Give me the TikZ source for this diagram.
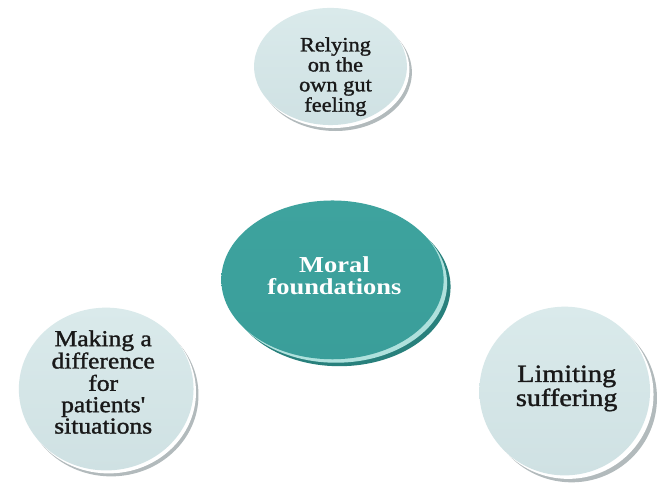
\documentclass[tikz,border=0pt]{standalone}
\usepackage{fontspec}
\setmainfont{Liberation Serif}
\newfontfamily\heavyserif[FakeBold=1.3]{Liberation Serif}
\usetikzlibrary{shapes.geometric}

\definecolor{paleTop}{RGB}{218,234,235}
\definecolor{paleBot}{RGB}{207,225,227}
\definecolor{paleRim}{RGB}{178,186,188}
\definecolor{tealFace}{RGB}{58,158,154}
\definecolor{tealTop}{RGB}{62,163,158}
\definecolor{tealRim}{RGB}{40,128,124}
\definecolor{tealGlow}{RGB}{175,225,221}
\definecolor{inkText}{RGB}{25,25,25}

% a block of centred lines, slightly widened: scale, size, leading, lines
\newcommand{\disklines}[4]{%
  \scalebox{#1}[1]{\fontsize{#2}{#3}\selectfont\begin{tabular}{@{}c@{}}#4\end{tabular}}}

\begin{document}
\begin{tikzpicture}[x=1pt,y=-1pt,
  sz/.style 2 args={minimum width=#1pt, minimum height=#2pt},
  rimout/.style={ellipse, inner sep=0pt, fill=paleRim},
  rimin/.style={ellipse, inner sep=0pt, fill=white},
  paleface/.style={ellipse, inner sep=0pt, top color=paleTop, bottom color=paleBot},
  tealrimout/.style={ellipse, inner sep=0pt, fill=tealRim},
  tealrimin/.style={ellipse, inner sep=0pt, fill=tealGlow},
  tealface/.style={ellipse, inner sep=0pt, top color=tealTop, bottom color=tealFace},
  lbl/.style={inner sep=0pt, text=inkText, font=\heavyserif},
  mainlbl/.style={inner sep=0pt, text=white, font=\bfseries}]

\fill[white] (0,0) rectangle (657,477);

% top disk
\node[rimout, sz={154}{118}] (topRimO) at (338,73) {};
\node[rimin,  sz={154}{118}] (topRimI) at (335.5,70) {};
\node[paleface, sz={154}{118}] (topDisk) at (333,67) {};
\node[lbl] (topTxt) at (338,78) {\disklines{1.1}{20.5}{20}{Relying\\on the\\own gut\\feeling}};

% centre disk
\node[tealrimout, sz={224}{160}] (midRimO) at (342,289) {};
\node[tealrimin,  sz={224}{160}] (midRimI) at (338.5,285.5) {};
\node[tealface, sz={224}{160}] (midDisk) at (335,282) {};
\node[mainlbl] (midTxt) at (337,281) {\disklines{1.16}{23}{22}{Moral\\foundations}};

% lower left disk
\node[rimout, sz={176}{164}] (leftRimO) at (112,398) {};
\node[rimin,  sz={176}{164}] (leftRimI) at (109.5,395) {};
\node[paleface, sz={176}{164}] (leftDisk) at (107,392) {};
\node[lbl] (leftTxt) at (104,388) {\disklines{1.12}{23}{21}{Making a\\difference\\for\\patients\textquotesingle\\situations}};

% lower right disk
\node[rimout, sz={172}{170}] (rightRimO) at (576,401) {};
\node[rimin,  sz={172}{170}] (rightRimI) at (572.5,397.5) {};
\node[paleface, sz={172}{170}] (rightDisk) at (569,394) {};
\node[lbl] (rightTxt) at (571,392) {\disklines{1.14}{25}{22}{Limiting\\suffering}};

\useasboundingbox (0,0) rectangle (657,477);
\end{tikzpicture}
\end{document}
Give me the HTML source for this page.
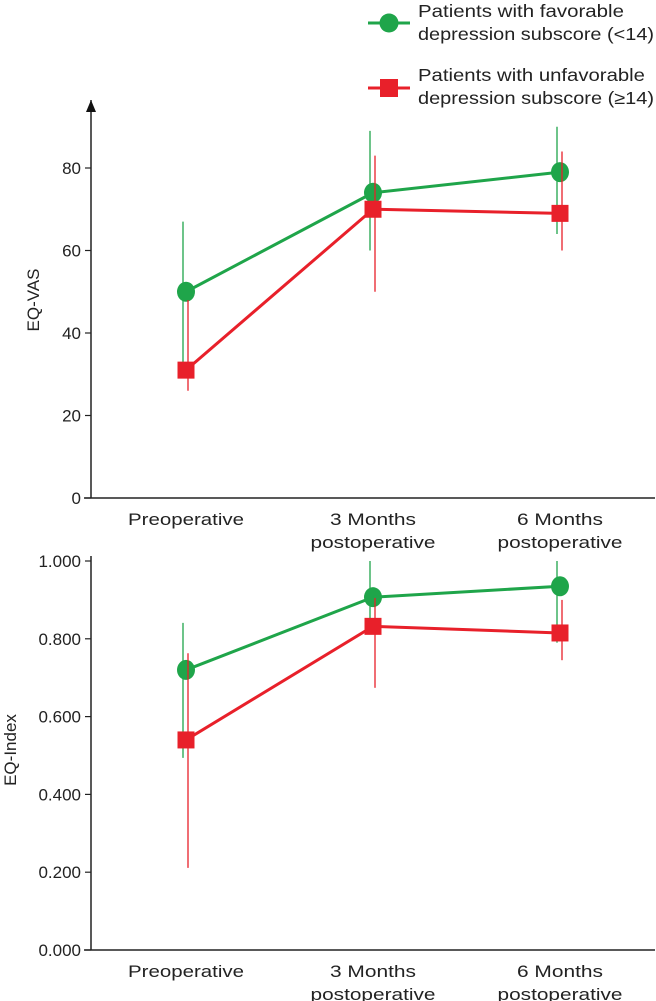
<!DOCTYPE html>
<html><head><meta charset="utf-8"><style>
body{margin:0;background:#fff;}
svg{display:block;font-family:"Liberation Sans",sans-serif;}
</style></head><body>
<svg id="c" width="656" height="1001">
<g id="legend">
<line x1="368" y1="23" x2="410" y2="23" stroke="#1fa54a" stroke-width="3"/>
<circle cx="389" cy="23" r="9.5" fill="#1fa54a"/>
<text x="418" y="17" font-size="17.5" fill="#222"><tspan textLength="206" lengthAdjust="spacingAndGlyphs">Patients with favorable</tspan><tspan x="418" y="40" textLength="236" lengthAdjust="spacingAndGlyphs">depression subscore (&lt;14)</tspan></text>
<line x1="368" y1="88" x2="410" y2="88" stroke="#e8202a" stroke-width="3"/>
<rect x="380" y="79" width="18" height="18" fill="#e8202a"/>
<text x="418" y="81" font-size="17.5" fill="#222"><tspan textLength="227" lengthAdjust="spacingAndGlyphs">Patients with unfavorable</tspan><tspan x="418" y="104" textLength="236" lengthAdjust="spacingAndGlyphs">depression subscore (≥14)</tspan></text>
</g>
</svg>
<script>
const categories = ["Preoperative", "3 Months|postoperative", "6 Months|postoperative"];
const vasFav = [50, 74, 79];
const vasFavLo = [29, 60, 64];
const vasFavHi = [67, 89, 90];
const vasUnf = [31, 70, 69];
const vasUnfLo = [26, 50, 60];
const vasUnfHi = [48, 83, 84];
const vasTicks = [0, 20, 40, 60, 80];
const idxFav = [0.72, 0.907, 0.935];
const idxFavLo = [0.494, 0.85, 0.79];
const idxFavHi = [0.841, 1.0, 1.0];
const idxUnf = [0.54, 0.832, 0.815];
const idxUnfLo = [0.211, 0.674, 0.745];
const idxUnfHi = [0.763, 0.905, 0.9];
const idxTicks = [0, 0.2, 0.4, 0.6, 0.8, 1.0];

const NS = "http://www.w3.org/2000/svg";
const svg = document.getElementById('c');
function mk(tag, attrs, parent){const e=document.createElementNS(NS,tag);for(const k in attrs)e.setAttribute(k,attrs[k]);(parent||svg).appendChild(e);return e;}
const catX = i => [186, 373, 560][i];
const G = "#1fa54a", R = "#e8202a";
const LW = {"Preoperative":116, "3 Months":86, "6 Months":86, "postoperative":125};

function panel(name, y0, yTop, vmax, ticks, fmt, ylabel, fav, favLo, favHi, unf, unfLo, unfHi, axTop, arrow){
  const y = v => y0 - (v / vmax) * (y0 - yTop);
  const g = mk('g', {});
  
  
  const ya = mk('line', {x1:91, y1:y0, x2:91, y2:axTop, stroke:'#222', 'stroke-width':1.5}, g);
  
  
  if (arrow) { const a = mk('path', {d:`M86 ${axTop+12} L91 ${axTop} L96 ${axTop+12} Z`, fill:'#111'}, g);
    
     }
  const xa = mk('line', {x1:84, y1:y0, x2:655, y2:y0, stroke:'#222', 'stroke-width':1.5}, g);
  
  
  ticks.forEach(t => {
    mk('line', {x1:85, y1:y(t), x2:91, y2:y(t), stroke:'#222', 'stroke-width':1.2}, g);
    const tx = mk('text', {x:81, y:y(t)+6, 'text-anchor':'end', 'font-size':17, fill:'#222'}, g);
    tx.textContent = fmt(t);
    
    
  });
  categories.forEach((c, i) => {
    const parts = c.split('|');
    parts.forEach((p, j) => {
      const tx = mk('text', {x:catX(i), y:y0+27+j*23, 'text-anchor':'middle', 'font-size':17, fill:'#222', textLength:LW[p]||100, lengthAdjust:'spacingAndGlyphs'}, g);
      tx.textContent = p;
      
      
    });
  });
  const yl = mk('text', {x:0, y:0, transform:`translate(${ylabel[1]},${ylabel[2]}) rotate(-90)`, 'text-anchor':'middle', 'font-size':17, fill:'#222'}, g);
  yl.textContent = ylabel[0];
  
  
  function series(vals, lo, hi, col, dx, shape, sname){
    vals.forEach((v, i) => {
      const eb = mk('line', {x1:catX(i)+dx, y1:y(lo[i]), x2:catX(i)+dx, y2:y(hi[i]), stroke:col, 'stroke-width':1.3}, g);
      
      
    });
    const pl = mk('polyline', {points: vals.map((v,i)=>`${catX(i)},${y(v)}`).join(' '), fill:'none', stroke:col, 'stroke-width':3}, g);
    
    
    vals.forEach((v, i) => {
      const m = shape === 'c' ? mk('ellipse', {cx:catX(i), cy:y(v), rx:9, ry:10, fill:col}, g)
                              : mk('rect', {x:catX(i)-8.5, y:y(v)-8.5, width:17, height:17, fill:col}, g);
      
      
    });
  }
  series(fav, favLo, favHi, G, -3, 'c', 'favorable');
  series(unf, unfLo, unfHi, R, 2, 's', 'unfavorable');
}
panel('eq-vas-panel', 498, 168, 80, vasTicks, t => String(t), ['EQ-VAS', 39, 300], vasFav, vasFavLo, vasFavHi, vasUnf, vasUnfLo, vasUnfHi, 100, true);
panel('eq-index-panel', 950, 561, 1, idxTicks, t => t.toFixed(3), ['EQ-Index', 16, 750], idxFav, idxFavLo, idxFavHi, idxUnf, idxUnfLo, idxUnfHi, 556, false);
</script>
</body></html>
----
What this task involves: Restate the lines of the records exactly, starting at the first and stopping after the line with "(midTxt) at (337,281)". Leave out any picture.

Finished answer:
Give me the TikZ source for this diagram.
\documentclass[tikz,border=0pt]{standalone}
\usepackage{fontspec}
\setmainfont{Liberation Serif}
\newfontfamily\heavyserif[FakeBold=1.3]{Liberation Serif}
\usetikzlibrary{shapes.geometric}

\definecolor{paleTop}{RGB}{218,234,235}
\definecolor{paleBot}{RGB}{207,225,227}
\definecolor{paleRim}{RGB}{178,186,188}
\definecolor{tealFace}{RGB}{58,158,154}
\definecolor{tealTop}{RGB}{62,163,158}
\definecolor{tealRim}{RGB}{40,128,124}
\definecolor{tealGlow}{RGB}{175,225,221}
\definecolor{inkText}{RGB}{25,25,25}

% a block of centred lines, slightly widened: scale, size, leading, lines
\newcommand{\disklines}[4]{%
  \scalebox{#1}[1]{\fontsize{#2}{#3}\selectfont\begin{tabular}{@{}c@{}}#4\end{tabular}}}

\begin{document}
\begin{tikzpicture}[x=1pt,y=-1pt,
  sz/.style 2 args={minimum width=#1pt, minimum height=#2pt},
  rimout/.style={ellipse, inner sep=0pt, fill=paleRim},
  rimin/.style={ellipse, inner sep=0pt, fill=white},
  paleface/.style={ellipse, inner sep=0pt, top color=paleTop, bottom color=paleBot},
  tealrimout/.style={ellipse, inner sep=0pt, fill=tealRim},
  tealrimin/.style={ellipse, inner sep=0pt, fill=tealGlow},
  tealface/.style={ellipse, inner sep=0pt, top color=tealTop, bottom color=tealFace},
  lbl/.style={inner sep=0pt, text=inkText, font=\heavyserif},
  mainlbl/.style={inner sep=0pt, text=white, font=\bfseries}]

\fill[white] (0,0) rectangle (657,477);

% top disk
\node[rimout, sz={154}{118}] (topRimO) at (338,73) {};
\node[rimin,  sz={154}{118}] (topRimI) at (335.5,70) {};
\node[paleface, sz={154}{118}] (topDisk) at (333,67) {};
\node[lbl] (topTxt) at (338,78) {\disklines{1.1}{20.5}{20}{Relying\\on the\\own gut\\feeling}};

% centre disk
\node[tealrimout, sz={224}{160}] (midRimO) at (342,289) {};
\node[tealrimin,  sz={224}{160}] (midRimI) at (338.5,285.5) {};
\node[tealface, sz={224}{160}] (midDisk) at (335,282) {};
\node[mainlbl] (midTxt) at (337,281) {\disklines{1.16}{23}{22}{Moral\\foundations}};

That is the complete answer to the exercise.